Читаем Ada, or Ador: A Family Chronicle полностью

Demon, flaunting his flair, desired to be told if Van or his poule had got into trouble with the police (nodding toward Jim or John who having some other delivery to make sat glancing through Crime Copulate Bessarmenia).

‘Poule,’ replied Van with the evasive taciturnity of the Roman rabbi shielding Barabbas.

‘Why gray?’ asked Demon, alluding to Van’s overcoat. ‘Why that military cut? It’s too late to enlist.’

‘I couldn’t — my draft board would turn me down anyway.’

‘How’s the wound?’

‘Komsi-komsa. It now appears that the Kalugano surgeon messed up his job. The rip seam has grown red and raw, without any reason, and there’s a lump in my armpit. I’m in for another spell of surgery — this time in London, where butchers carve so much better. Where’s the mestechko here? Oh, I see it. Cute (a gentian painted on one door, a lady fern on the other: have to go to the herbarium).’

He did not answer her letter, and a fortnight later John James, now got up as a German tourist, all pseudo-tweed checks, handed Van a second message, in the Louvre right in front of Bosch’s Bâteau Ivre, the one with a jester drinking in the riggings (poor old Dan thought it had something to do with Brant’s satirical poem!). There would be no answer — though answers were included, with the return ticket, in the price, as the honest messenger pointed out.

It was snowing, yet James in a fit of abstract rakishness stood fanning himself with a third letter at the front door of Van’s cottage orné on Ranta River, near Chose, and Van asked him to stop bringing him messages.

In the course of the next two years two more letters were handed to him, both in London, and both in the hall of the Albania Palace Hotel, by another VPL agent, an elderly gent in a bowler, whose matter-of-fact, undertakerish aspect might irritate Mr Van Veen less, thought modest and sensitive Jim, than that of a romanesque private detective. A sixth came by natural means to Park Lane. The lot (minus the last, which dealt exclusively with Ada’s stage & screen ventures) is given below. Ada ignored dates, but they can be approximately determined.


[Los Angeles, early September, 1888]

You must pardon me for using such a posh (and also poshlïy) means of having a letter reach you, but I’m unable to find any safer service.

When I said I could not speak and would write, I meant I could not utter the proper words at short notice. I implore you. I felt that I could not produce them and arrange them orally in the necessary order. I implore you. I felt that one wrong or misplaced word would be fatal, you would simply turn away, as you did, and walk off again, and again, and again. I implore you for breath [sic! Ed.] of understanding. But now I think that I should have taken the risk of speaking, of stammering, for I see now that it is just as dreadfully hard to put my heart and honor in script — even more so because in speaking one can use a stutter as a shutter, and plead a chance slurring of words, like a bleeding hare with one side of its mouth shot off, or twist back, and improve; but against a background of snow, even the blue snow of this notepaper, the blunders are red and final. I implore you.

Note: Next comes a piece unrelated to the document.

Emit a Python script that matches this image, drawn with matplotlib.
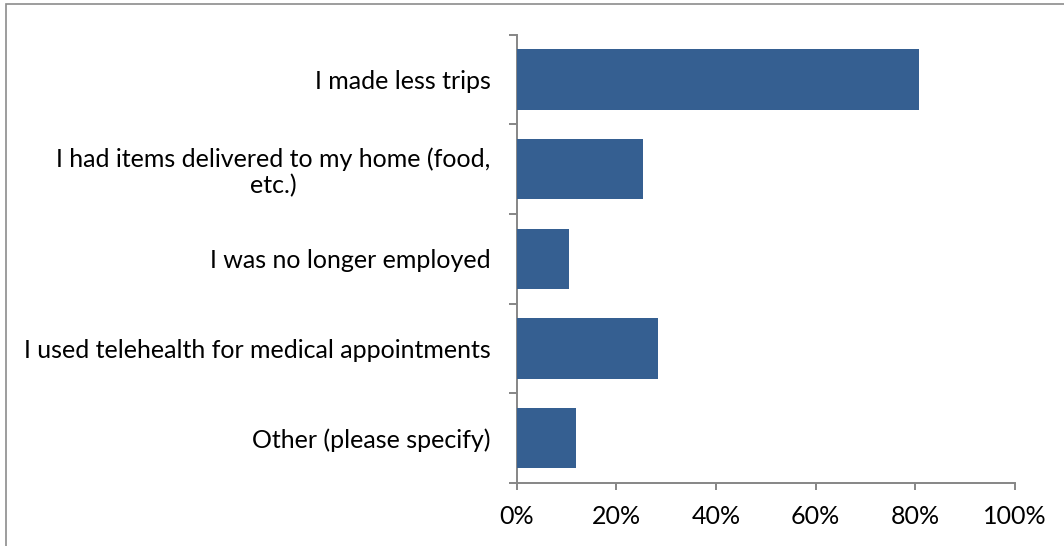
import matplotlib
matplotlib.use("Agg")
import matplotlib.pyplot as plt
from matplotlib.patches import Rectangle
from matplotlib.ticker import FuncFormatter, FixedLocator

categories = [
    "I made less trips",
    "I had items delivered to my home (food,\netc.)",
    "I was no longer employed",
    "I used telehealth for medical appointments",
    "Other (please specify)",
]
values = [80.8, 25.3, 10.5, 28.3, 11.9]
xticks = [0, 20, 40, 60, 80, 100]

BAR = "#355F91"
AX = "#868686"
FONT = "Lato"
FS = 18

plt.rcParams["font.family"] = [FONT, "DejaVu Sans"]

W, H = 1064, 546
fig = plt.figure(figsize=(W / 100, H / 100), dpi=100)
fig.patch.set_facecolor("white")

# chart-area border (top/left visible, right/bottom beyond image)
fig.patches.append(Rectangle((6 / W, -0.05), 1.1, 1 - 4.5 / H + 0.05,
                             transform=fig.transFigure, fill=False,
                             edgecolor="#8c8c8c", linewidth=1.2))

left, right = 516.7 / W, 1014.7 / W
bottom, top = 1 - 483 / H, 1 - 34.7 / H
ax = fig.add_axes([left, bottom, right - left, top - bottom])

ypos = list(range(len(categories)))
ax.barh(ypos, values, height=0.67, color=BAR, zorder=3)

ax.set_xlim(0, 100)
ax.set_ylim(len(categories) - 0.5, -0.5)

for s in ("top", "right"):
    ax.spines[s].set_visible(False)
for s in ("left", "bottom"):
    ax.spines[s].set_color(AX)
    ax.spines[s].set_linewidth(1.4)

ax.set_xticks(xticks)
ax.xaxis.set_major_formatter(FuncFormatter(lambda v, p: f"{int(v)}%"))
ax.tick_params(axis="x", direction="out", length=5.2, width=1.4, color=AX,
               labelsize=FS, pad=10.5, labelcolor="black")

ax.set_yticks(ypos)
ax.set_yticklabels(categories, fontsize=FS, ha="right", multialignment="center",
                   linespacing=1.15)
ax.yaxis.set_minor_locator(FixedLocator([i - 0.5 for i in range(len(categories) + 1)]))
ax.tick_params(axis="y", which="major", length=0, pad=18.7)
ax.tick_params(axis="y", which="minor", direction="out", length=5.8, width=1.4, color=AX)

fig.savefig("out.png", dpi=100, facecolor="white")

One thing should be established once for all, indefeasibly. I loved, love, and shall love only you. I implore you and love you with everlasting pain and passion, my darling. Tï tut stoyal (you stayed here), in this karavansaray, you in the middle of everything, always, when I must have been seven or eight, didn’t you?


[Los Angeles, mid-September, 1888]

This is a second howl iz ada (out of Hades). Strangely, I learned on the same day, from three different sources, of your duel in K.; of P’s death; and of your recuperating at his cousin’s (congs as she and I used to say). I rang her up, but she said that you had left for Paris and that R. had also died — not through your intervention, as I had thought for a moment, but through that of his wife. Neither he nor P. was technically my lover, but both are on Terra now, so it does not matter.